Well, that could also be because of the "surface charge" phenomenon as I call it, which causes some of the voltage dropping and rising action to be delayed because the chemicals continue to distribute evenly (or the charge does, whatever). An example here from my last measurings:

I recently tested how a set of AA NiMh batteries behave in my portable keyboard which takes a set of 6 AA's... in terms of how much runtime I get out of them and when the battery display drops the first bar. As part of that, I measured the voltage at various times...

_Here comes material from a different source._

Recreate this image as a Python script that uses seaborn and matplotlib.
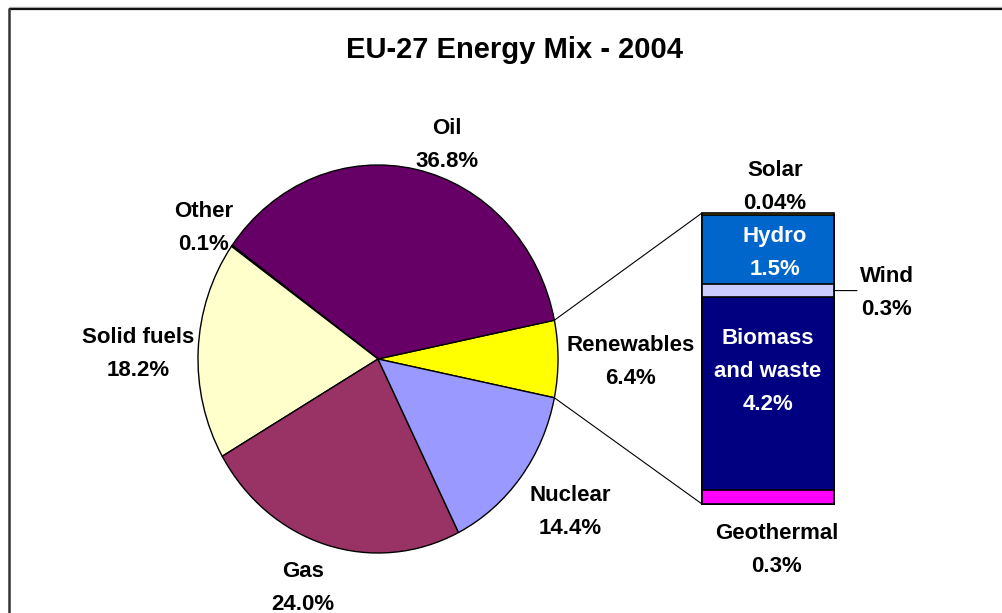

After the first rehearsals, the working voltage was about 1.18 V per cell, which immediately went up to 1.23 V when I switched the keyboard off (it draws about 160 mA in this situation, and about 200 mA in average while playing it). Before the rehearsal on the next day, I measured again and the open circuit voltage had gone up to 1.255 V per cell. The end of that rehearsal saw a voltage of 1.143 V under load, 1.182 V immediately after turning the keyboard off, and 1.235 six days later before I started the next rehearsal (by then the batteries were nearly discharged and the keyboard dropped the first bar after about 15 minutes, so I didn't finish the rehearsal on battery... I suppose the keyboard drops the first bar at about 7-8% remaining charge, and this figure might even be lower with stronger batteries such as Eneloops).

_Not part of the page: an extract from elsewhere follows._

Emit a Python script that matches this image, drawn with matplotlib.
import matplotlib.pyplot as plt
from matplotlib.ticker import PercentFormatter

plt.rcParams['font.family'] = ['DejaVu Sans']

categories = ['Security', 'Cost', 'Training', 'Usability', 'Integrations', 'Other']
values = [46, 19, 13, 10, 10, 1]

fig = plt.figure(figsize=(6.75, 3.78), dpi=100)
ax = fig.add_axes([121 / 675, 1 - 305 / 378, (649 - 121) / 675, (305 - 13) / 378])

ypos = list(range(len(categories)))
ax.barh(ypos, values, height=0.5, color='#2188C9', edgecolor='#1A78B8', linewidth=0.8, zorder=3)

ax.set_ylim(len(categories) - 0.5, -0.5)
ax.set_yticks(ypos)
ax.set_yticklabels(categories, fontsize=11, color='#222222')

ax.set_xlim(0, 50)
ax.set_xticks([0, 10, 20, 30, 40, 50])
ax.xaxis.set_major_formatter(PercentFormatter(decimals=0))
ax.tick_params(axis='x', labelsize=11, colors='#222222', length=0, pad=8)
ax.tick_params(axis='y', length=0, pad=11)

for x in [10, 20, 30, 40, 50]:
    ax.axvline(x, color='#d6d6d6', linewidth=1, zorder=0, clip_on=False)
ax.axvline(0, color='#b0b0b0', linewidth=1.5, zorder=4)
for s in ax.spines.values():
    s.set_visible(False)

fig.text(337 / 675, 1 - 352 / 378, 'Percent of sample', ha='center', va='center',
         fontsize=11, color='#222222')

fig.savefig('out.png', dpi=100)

I suppose that at a lighter load, the voltage immediately after switching the keyboard off would have been higher as well, at the same state of charge. I figure that the same thing applies to charging... some of the voltage change is immediate, but some of it is delayed, thus you still see a a voltage drop in the short rests between charging. But of course it may be that other factors come into play here as well.

Side note: These batteries are over three years old and already somewhat degraded, but still usable.